The museum was established in 1978 as the Bath Industrial Heritage Trust. Its original collection consisted of a reconstruction of the nineteenth century engineering and mineral water business of Jonathan Burdett Bowler, founded in 1872. When the Bowler firm closed in 1969 its contents were bought by a local businessman, believed to have been Mr Russel Frears, with the express intention of founding a museum. Photographs taken of the original business were used to carefully reconstruct the shop, workshops, offices and bottling plant. Over 10,000 bottles and many thousands of documents were also saved.

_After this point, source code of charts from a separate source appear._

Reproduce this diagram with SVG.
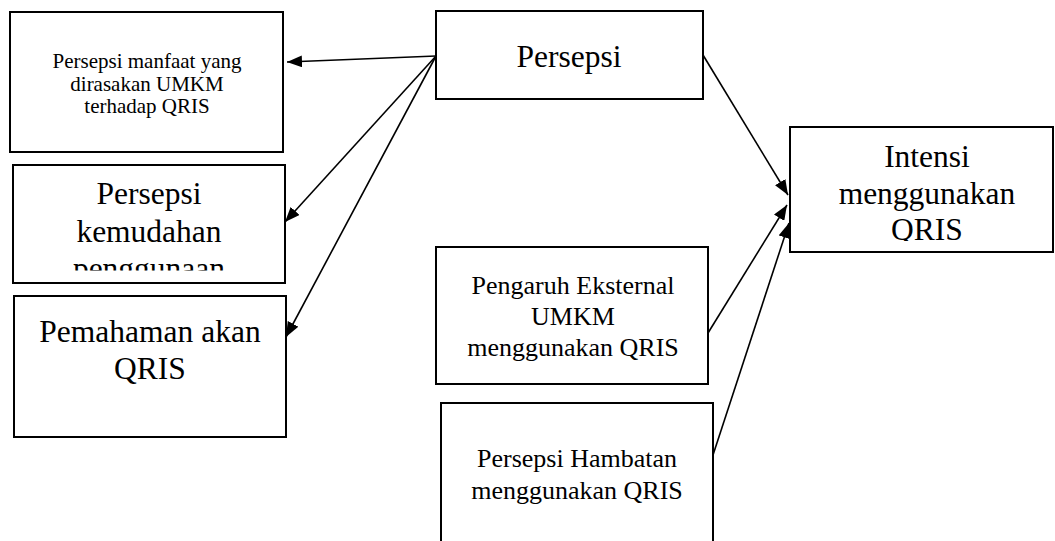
<svg xmlns="http://www.w3.org/2000/svg" width="1055" height="541" viewBox="0 0 1055 541">
<style>
.box{fill:#fff;stroke:#000;stroke-width:2}
.t{font-family:"Liberation Serif","Times New Roman",serif;fill:#000;text-anchor:middle}
.s21{font-size:21px}
.s26{font-size:26px}
.s31{font-size:31.5px}
.con{stroke:#000;stroke-width:1.6;fill:none;marker-end:url(#ah)}
</style>
<defs>
<marker id="ah" markerUnits="userSpaceOnUse" markerWidth="16" markerHeight="12" refX="15" refY="6" orient="auto">
<path d="M0,0 L15,6 L0,12 Z" fill="#000"/>
</marker>
<clipPath id="c2"><rect x="13" y="165" width="272" height="105.5"/></clipPath>
<clipPath id="c5"><rect x="790" y="127" width="263" height="114"/></clipPath>
</defs>
<g id="n1">
<rect class="box" x="10" y="12" width="273" height="140"/>
<text class="t s21" x="147" y="68">Persepsi manfaat yang</text>
<text class="t s21" x="147" y="90.5">dirasakan UMKM</text>
<text class="t s21" x="147" y="113">terhadap QRIS</text>
</g>
<g id="n2">
<rect class="box" x="13" y="165" width="272" height="118"/>
<g clip-path="url(#c2)">
<text class="t s31" x="149" y="204">Persepsi</text>
<text class="t s31" x="149" y="241.5">kemudahan</text>
<text class="t s31" x="149" y="279">penggunaan</text>
</g>
</g>
<g id="n3">
<rect class="box" x="14" y="296" width="272" height="141"/>
<text class="t s31" x="150" y="342">Pemahaman akan</text>
<text class="t s31" x="150" y="379">QRIS</text>
</g>
<g id="n4">
<rect class="box" x="436" y="11" width="267" height="88"/>
<text class="t s31" x="569" y="67">Persepsi</text>
</g>
<g id="n5">
<rect class="box" x="790" y="127" width="263" height="125"/>
<g clip-path="url(#c5)">
<text class="t s31" x="927" y="167">Intensi</text>
<text class="t s31" x="927" y="203.5">menggunakan</text>
<text class="t s31" x="927" y="240">QRIS</text>
</g>
</g>
<g id="n6">
<rect class="box" x="436" y="247" width="272" height="137"/>
<text class="t s26" x="573" y="294">Pengaruh Eksternal</text>
<text class="t s26" x="573" y="324.5">UMKM</text>
<text class="t s26" x="573" y="356">menggunakan QRIS</text>
</g>
<g id="n7">
<rect class="box" x="441" y="403" width="272" height="139"/>
<text class="t s26" x="577" y="467">Persepsi Hambatan</text>
<text class="t s26" x="577" y="499">menggunakan QRIS</text>
</g>
<g id="connectors">
<line class="con" x1="436" y1="56" x2="287" y2="62"/>
<line class="con" x1="436" y1="56" x2="285" y2="222"/>
<line class="con" x1="436" y1="56" x2="286" y2="337"/>
<line class="con" x1="703" y1="55" x2="788" y2="195"/>
<line class="con" x1="708" y1="333" x2="787" y2="205"/>
<line class="con" x1="713" y1="455" x2="789" y2="223"/>
</g>
</svg>
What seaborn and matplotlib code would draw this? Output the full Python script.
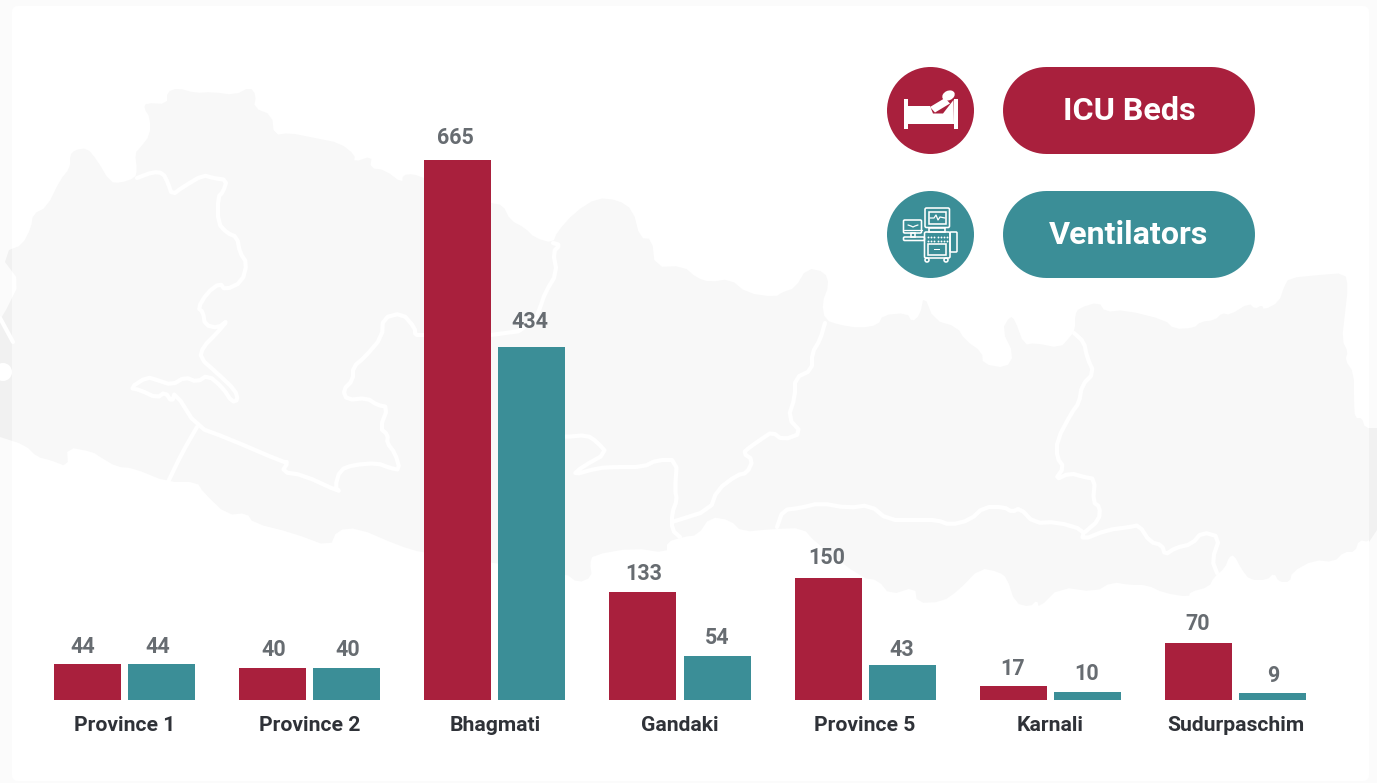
import numpy as np
import pandas as pd
import matplotlib
matplotlib.use("Agg")
import matplotlib.pyplot as plt
from matplotlib.patches import Polygon, Circle, Rectangle, FancyBboxPatch, Ellipse
import seaborn as sns

# ---- data ----
provinces = ["Province 1", "Province 2", "Bhagmati", "Gandaki", "Province 5", "Karnali", "Sudurpaschim"]
icu_beds = [44, 40, 665, 133, 150, 17, 70]
ventilators = [44, 40, 434, 54, 43, 10, 9]
series_names = ["ICU Beds", "Ventilators"]

# ---- layout tweaks for the value labels (pixels: sideways shift, rise above the bar top) ----
label_dx = [[-4.5, 1.5, -2.5, 0.5, -1.5, -0.5, -0.5], [-3.5, 1.5, -1.5, 0.5, -0.5, -0.5, 0.5]]
label_rise = [[17, 18, 22, 18, 20, 17, 19], [17, 18, 25, 18, 15, 18, 17]]

RED = "#a9203d"
TEAL = "#3b8e97"
VALUE_C = "#676c71"
LABEL_C = "#2f3238"
PAGE = "#fbfbfb"
MAP_IN = "#f8f8f8"
MAP_OUT = "#f1f1f1"

sns.set_theme(style="white")
plt.rcParams["font.family"] = ["Roboto", "DejaVu Sans"]

W, H = 1377, 783
fig = plt.figure(figsize=(W / 100, H / 100), dpi=100, facecolor=PAGE)

# ---- decoration layer in pixel coordinates ----
bg = fig.add_axes([0, 0, 1, 1], zorder=0)
bg.set_xlim(0, W)
bg.set_ylim(H, 0)
bg.axis("off")

outline = [(0,320),(6,310),(20,282),(5,262),(9,250),(22,245),(31,228),(33,214),(47,207),(60,180),(70,168),(70,155),
 (75,150),(87,148),(97,160),(110,182),(120,183),(135,178),(137,170),(135,153),(140,148),(150,135),(150,118),(144,108),
 (146,103),(167,104),(167,92),(178,88),(195,93),(212,92),(235,95),(250,87),(256,95),(254,108),(272,115),(274,135),
 (290,133),(310,137),(315,138),(340,143),(355,155),(354,162),(372,156),(370,168),(385,170),(402,183),(403,175),(413,174),
 (424,178),(490,203),(503,205),(510,220),(525,228),(535,238),(553,243),(557,232),(575,212),(597,198),(618,200),(633,210),
 (640,238),(652,239),(655,267),(683,266),(697,278),(710,282),(730,279),(747,293),(775,297),(783,292),(795,288),(807,268),
 (825,272),(829,285),(822,303),(825,320),(840,325),(860,328),(878,325),(883,315),(907,313),(912,322),(920,315),(924,295),
 (934,320),(957,327),(965,340),(982,352),(983,364),(1006,368),(1014,355),(1002,330),(1010,316),(1015,320),(1024,345),
 (1035,343),(1060,348),(1070,337),(1075,330),(1075,315),(1079,308),(1099,302),(1105,312),(1125,310),(1165,320),(1174,329),
 (1194,328),(1200,322),(1215,320),(1222,313),(1230,315),(1249,303),(1255,309),(1262,305),(1264,310),(1279,302),(1284,287),
 (1289,278),(1319,275),(1345,273),(1348,287),(1345,313),(1342,340),(1348,352),(1345,360),(1354,373),(1354,403),(1355,418),
 (1362,418),(1365,428),(1377,428),(1377,530),(1369,542),(1359,540),(1355,552),(1344,552),(1334,562),(1314,560),(1292,572),
 (1290,582),(1279,582),(1274,573),(1267,580),(1250,580),(1242,570),(1234,555),(1229,557),(1225,568),(1214,577),(1209,587),
 (1190,592),(1189,597),(1164,593),(1147,585),(1130,585),(1112,582),(1095,592),(1060,587),(1039,608),(1037,600),(1030,607),
 (1015,603),(1007,578),(999,572),(980,568),(959,590),(942,602),(917,603),(915,587),(890,595),(878,580),(862,578),(815,542),
 (803,528),(773,529),(742,532),(730,520),(710,517),(698,535),(683,537),(667,542),(667,553),(633,548),(593,555),(590,563),
 (592,577),(578,583),(565,573),(423,553),(397,545),(358,528),(337,530),(330,547),(293,533),(253,523),(247,513),(227,515),
 (203,492),(197,482),(167,482),(133,468),(117,467),(100,457),(93,452),(67,447),(68,467),(50,460),(37,457),(25,445),(0,437)]

borders = [
 [(137,178),(153,172),(163,173),(168,183),(172,195),(183,187),(203,175),(213,178),(227,180),(223,192),(218,197),(218,223),
  (227,233),(237,237),(240,253),(247,263),(242,282),(225,290),(220,283),(207,293),(198,308),(203,312),(205,325),(218,328),
  (228,320),(217,333),(203,347),(200,358),(217,373),(235,390),(238,400),(232,402),(223,388),(208,375),(197,382),(185,377),
  (172,385),(157,380),(147,377),(130,388),(140,390),(157,398),(165,392),(172,402),(175,392),(197,427),(227,438),(283,462),
  (288,462),(282,472),(303,475),(340,492),(335,487),(340,470),(353,465),(377,463),(390,468),(400,470),(395,453),(387,443),
  (388,435),(380,428),(388,407),(377,405),(367,398),(347,400),(343,390),(353,380),(353,367),(365,357),(382,337),(383,318),
  (402,313),(415,328),(415,335),(423,335),(513,335),(535,320),(540,308),(545,293),(557,273),(553,252),(560,245),(553,243)],
 [(197,427),(182,453),(168,482)],
 [(500,437),(565,437),(587,435),(597,442),(607,453),(582,467),(573,475),(598,468),(615,467),(643,467),(657,460),(677,460),
  (675,490),(677,500),(672,513),(672,530),(680,537)],
 [(672,522),(710,510),(717,490),(737,475),(747,473),(753,460),(743,453),(750,447),(763,438),(772,432),(783,440),(802,433),
  (788,418),(795,397),(795,378),(812,370),(812,353),(820,340),(825,323)],
 [(777,527),(783,510),(800,508),(820,503),(848,508),(870,505),(888,520),(917,520),(937,520),(950,525),(970,520),(984,507),
  (1004,507),(1012,512),(1020,508),(1034,523),(1057,522),(1084,530),(1082,540),(1107,530),(1130,527),(1139,525),(1150,542),
  (1162,545),(1165,555),(1175,548),(1192,544),(1202,532),(1220,537),(1212,560),(1217,573)],
 [(1074,333),(1084,342),(1087,357),(1094,373),(1082,385),(1079,403),(1072,412),(1057,440),(1057,458),(1064,467),(1055,480),
  (1070,473),(1084,477),(1095,479),(1093,502),(1100,507),(1099,520),(1085,532)],
 [(0,318),(13,342)],
]

def chaikin(pts, closed=False):
    p = np.asarray(pts, float)
    q = np.roll(p, -1, axis=0)
    a, b = 0.75 * p + 0.25 * q, 0.25 * p + 0.75 * q
    if not closed:
        a, b = a[:-1], b[:-1]
        out = np.empty((2 * len(a), 2)); out[0::2] = a; out[1::2] = b
        return np.vstack([p[0], out, p[-1]])
    out = np.empty((2 * len(a), 2)); out[0::2] = a; out[1::2] = b
    return out

def pill(x0, x1, y0, y1):
    r = (y1 - y0) / 2
    cy = (y0 + y1) / 2
    t = np.linspace(-np.pi / 2, np.pi / 2, 40)
    right = np.c_[x1 - r + r * np.cos(t), cy + r * np.sin(t)]
    left = np.c_[x0 + r - r * np.cos(t[::-1]), cy + r * np.sin(t[::-1])]
    return np.vstack([right, left])

# card (white, softly rounded); the map shows darker outside it
bg.add_patch(Polygon(outline, closed=True, fc=MAP_OUT, ec="none", zorder=1))
card = FancyBboxPatch((15, 9), 1351, 769, boxstyle="round,pad=3,rounding_size=6", fc="white", ec="none", zorder=2)
bg.add_patch(card)
m = Polygon(chaikin(outline, True), closed=True, fc=MAP_IN, ec="none", zorder=3)
bg.add_patch(m)
m.set_clip_path(card)
bg.add_patch(Circle((3, 372), 9, fc="white", ec="none", zorder=4))
for b in borders:
    bg.plot(*chaikin(b).T, color="white", lw=3.0, solid_joinstyle="round", solid_capstyle="round", zorder=4)

# ---- legend pills ----
for y0, name, col in zip((67, 191), series_names, (RED, TEAL)):
    bg.add_patch(Circle((930.5, y0 + 43.5), 43.5, fc=col, ec="none", zorder=5))
    bg.add_patch(Polygon(pill(1003, 1255, y0, y0 + 87), closed=True, fc=col, ec="none", zorder=5))
    bg.text(1129, y0 + 44, name, color="white", fontsize=23.2, fontweight="bold", ha="center", va="center", zorder=6)

# bed icon
w = dict(fc="white", ec="none", zorder=6)
bg.add_patch(Rectangle((903.5, 99), 4, 30, **w))
bg.add_patch(Rectangle((953.5, 99), 4, 30, **w))
bg.add_patch(Polygon([(907, 106), (930, 106), (933, 113.5), (943, 113.5), (953.5, 100), (954, 124), (907, 124)], **w))
bg.add_patch(Polygon([(930, 107), (945, 98), (950, 103.5), (935, 112.5)], **w))
bg.add_patch(Ellipse((948.5, 95.5), 13, 9.5, angle=-25, **w))

# ventilator icon
s = dict(fc="none", ec="white", lw=1.15, zorder=6)
lw_thin = 0.9
bg.add_patch(FancyBboxPatch((925, 208), 24.5, 19.5, boxstyle="round,pad=0,rounding_size=1.5", **s))
bg.add_patch(Rectangle((928.5, 212), 17.5, 12, **s))
bg.plot([930, 934, 936, 938, 940, 945], [218, 218, 215, 220, 217, 218], color="white", lw=lw_thin, zorder=6)
bg.add_patch(Rectangle((929, 228), 16, 4, **s))
bg.add_patch(FancyBboxPatch((924.5, 232), 25.5, 26, boxstyle="round,pad=0,rounding_size=1.5", **s))
bg.add_patch(Rectangle((928, 244), 18, 11, **s))
bg.add_patch(Rectangle((934, 249), 6, 1.4, fc="white", ec="none", zorder=6))
for yy in (237, 241):
    bg.scatter(np.arange(928, 948, 3.2), np.full(7, yy), s=1.8, color="white", lw=0, zorder=6)
bg.add_patch(FancyBboxPatch((950, 232), 7, 20, boxstyle="round,pad=0,rounding_size=1", **s))
for xx in (927, 946):
    bg.add_patch(Circle((xx, 260), 2, **s))
bg.add_patch(FancyBboxPatch((903.5, 220), 18, 13, boxstyle="round,pad=0,rounding_size=1.2", **s))
bg.plot([908, 911, 913, 915, 918], [225, 226, 227, 226, 225], color="white", lw=lw_thin, zorder=6)
bg.plot([903.5, 921.5], [229.5, 229.5], color="white", lw=lw_thin, zorder=6)
bg.add_patch(Rectangle((911, 233), 3.5, 3.5, **s))
bg.add_patch(FancyBboxPatch((903.5, 237), 21, 3.5, boxstyle="round,pad=0,rounding_size=1.2", **s))

# ---- bars ----
df = pd.DataFrame({
    "province": provinces * 2,
    "series": [series_names[0]] * len(provinces) + [series_names[1]] * len(provinces),
    "value": icu_beds + ventilators,
})

ax_left, group_w, base_y, top_y = 31.9, 185.17, 700, 10
ax = fig.add_axes([ax_left / W, (H - base_y) / H, 7 * group_w / W, (base_y - top_y) / H], zorder=2)
ax.patch.set_alpha(0)
sns.barplot(data=df, x="province", y="value", hue="series", order=provinces, hue_order=series_names,
            palette=[RED, TEAL], saturation=1, width=0.8, gap=0.0955, legend=False, linewidth=0, ax=ax)
ax.set_xlim(-0.5, 6.5)
ax.set_ylim(0, (base_y - top_y) / 0.8125)
ax.set_xlabel("")
ax.set_ylabel("")
ax.set_yticks([])
ax.tick_params(axis="x", length=0, pad=11.3)
for lab in ax.get_xticklabels():
    lab.set_fontsize(15.2)
    lab.set_fontweight("bold")
    lab.set_color(LABEL_C)
sns.despine(ax=ax, left=True, bottom=True)

px = 72 / 100
for cont, dxs, rises in zip(ax.containers, label_dx, label_rise):
    for bar, dx, rise in zip(cont, dxs, rises):
        h = bar.get_height()
        ax.annotate(f"{int(h)}", (bar.get_x() + bar.get_width() / 2, h), xytext=(dx * px, rise * px),
                    textcoords="offset points", ha="center", va="center",
                    fontsize=15.5, fontweight="bold", color=VALUE_C)

fig.savefig("out.png", dpi=100, facecolor=fig.get_facecolor())
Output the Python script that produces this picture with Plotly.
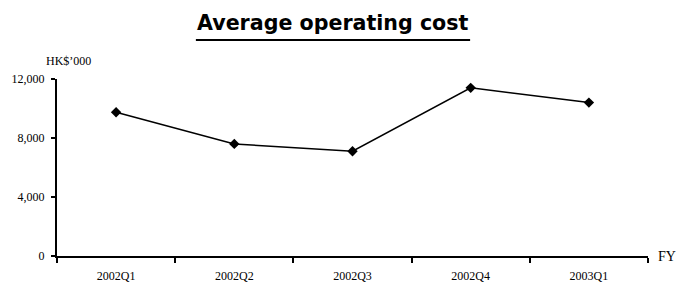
import plotly.graph_objects as go

quarters = ["2002Q1", "2002Q2", "2002Q3", "2002Q4", "2003Q1"]
avg_cost = [9750, 7600, 7100, 11400, 10400]
y_ticks = [0, 4000, 8000, 12000]
y_tick_text = ["0", "4,000", "8,000", "12,000"]

serif = "Liberation Serif"

fig = go.Figure()
fig.add_trace(go.Scatter(
    x=quarters, y=avg_cost, mode="lines+markers",
    line=dict(color="black", width=1.5),
    marker=dict(symbol="diamond", size=8, color="black"),
    showlegend=False, hoverinfo="x+y",
))

fig.update_layout(
    width=677, height=282,
    margin=dict(l=57, r=29, t=79, b=26),
    paper_bgcolor="white", plot_bgcolor="white",
    font=dict(family=serif, size=12, color="black"),
    xaxis=dict(
        type="category", range=[-0.5, 4.5], automargin=False,
        tickson="boundaries", ticks="outside", ticklen=5, tickwidth=1.5, tickcolor="black",
        showline=True, linecolor="black", linewidth=2, showgrid=False,
        tickfont=dict(family=serif, size=12, color="black"),
        ticklabelstandoff=8,
    ),
    yaxis=dict(
        range=[0, 12000], tickvals=y_ticks, ticktext=y_tick_text, automargin=False,
        ticks="outside", ticklen=4, tickwidth=1.5, tickcolor="black",
        showline=True, linecolor="black", linewidth=2, showgrid=False, zeroline=False,
        tickfont=dict(family=serif, size=12, color="black"),
        ticklabelstandoff=4,
    ),
    annotations=[
        dict(text="<b>Average operating cost</b>", xref="paper", yref="paper",
             x=0.5 * (0.235 + 0.699), y=1.318, xanchor="center", yanchor="middle",
             showarrow=False, font=dict(family="DejaVu Sans", size=20.6, color="black")),
        dict(text="HK$\u2019000", xref="paper", yref="paper", x=0.0195, y=1.102,
             xanchor="center", yanchor="middle", showarrow=False,
             font=dict(family=serif, size=12, color="black")),
        dict(text="FY", xref="paper", yref="paper", x=1.013, y=0.0,
             xanchor="left", yanchor="middle", showarrow=False,
             font=dict(family=serif, size=14, color="black")),
    ],
    shapes=[
        dict(type="line", xref="paper", yref="paper", x0=0.235, x1=0.699,
             y0=1.22, y1=1.22, line=dict(color="black", width=2)),
    ],
)

fig.write_html("out.html", config={"displayModeBar": False},
               post_script="document.body.style.margin='0';")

Today, the museum seeks to present the commercial development of Bath over a 2000-year period. In addition to the Bowler collection, other reconstructions include a cabinet maker's workshop and a Bath stone quarry face complete with crane and tools. In 1999 a rare 1914 Horstmann car was acquired, and, in 2003, a comprehensive exhibition on Bath's development, 'Bath at Work: 2000 Years of Earning a Living' opened. A local history display in the Hudson Gallery opened in 2007 and features an ever-changing display of photographs. In 2007 the museum acquired a rare Griffin six-stroke gas engine, that had been in storage in Yeovil, Somerset, after having been moved from London in 2001. It was built in 1885 and for some years was in the Birmingham Museum of Science and Technology. It is one of only two known examples, the other being in the Anson Engine Museum.

The museum is housed in the Camden Works building, constructed in 1777 as a court for the indoor game of real tennis.